Australia says Europe let security slip
Sydney - Australian Prime Minister Malcolm Turnbull said Wednesday that Europe had "allowed security to slip", as he questioned the EU's Schengen passport-free zone in the wake of the Brussels attacks.
Turnbull's comments came as Belgium's neighbours France, Germany and the Netherlands tightened border security after some 35 people were killed in Belgium's worst extremist assault.
Security at Australia's major airports, including Sydney, Melbourne and Canberra, was increased in the wake of the European attacks, police said.
Turnbull said that while it was up to Europe to set its policies, his nation's border protection measures and domestic security arrangements "are much stronger than they are in Europe, where regrettably they allowed security to slip".

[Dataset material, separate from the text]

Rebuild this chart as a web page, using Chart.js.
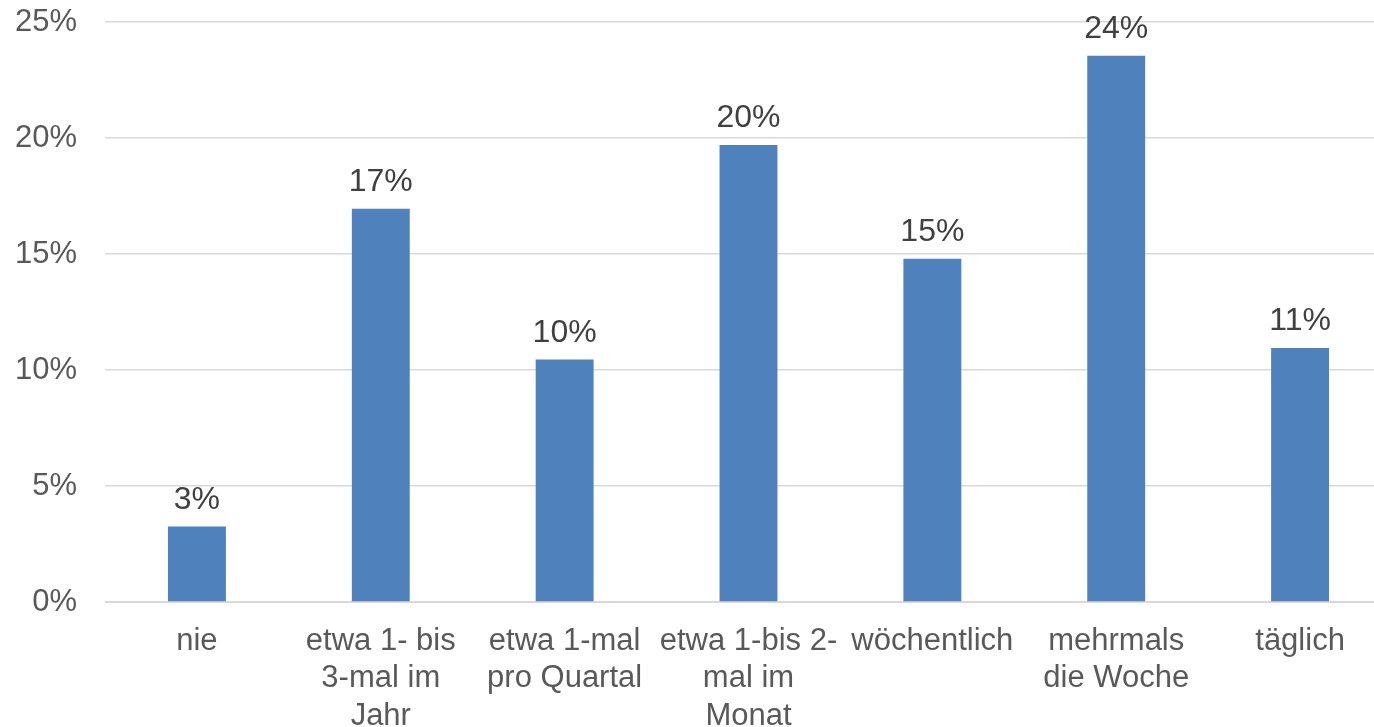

"That weakness in European security is not unrelated to the problems they've been having in recent times," he told the Australian Broadcasting Corporation, alluding to the wave of migrants who have flooded into the continent, many of them from Syria.
Turnbull added that the open-borders Schengen travel regime, which covers 26 European countries, meant "people are able to freely travel across borders within Europe -- that poses security challenges, coupled with clearly very porous external borders as we've seen plenty of evidence of that".
"My point really was to say that those arrangements have security consequences," he told reporters in Sydney.
The Schengen agreement, considered a symbol of European unity and prosperity, has been under scrutiny amid the unprecedented influx of migrants, and revelations that some of the jihadists in November's Paris attacks which killed 130 people came from Belgium.
Both the Brussels and Paris attacks were claimed by the Islamic State group.
IS using refugee crisisTurnbull added that intelligence showed IS was "using the refugee crisis to send operatives into Europe".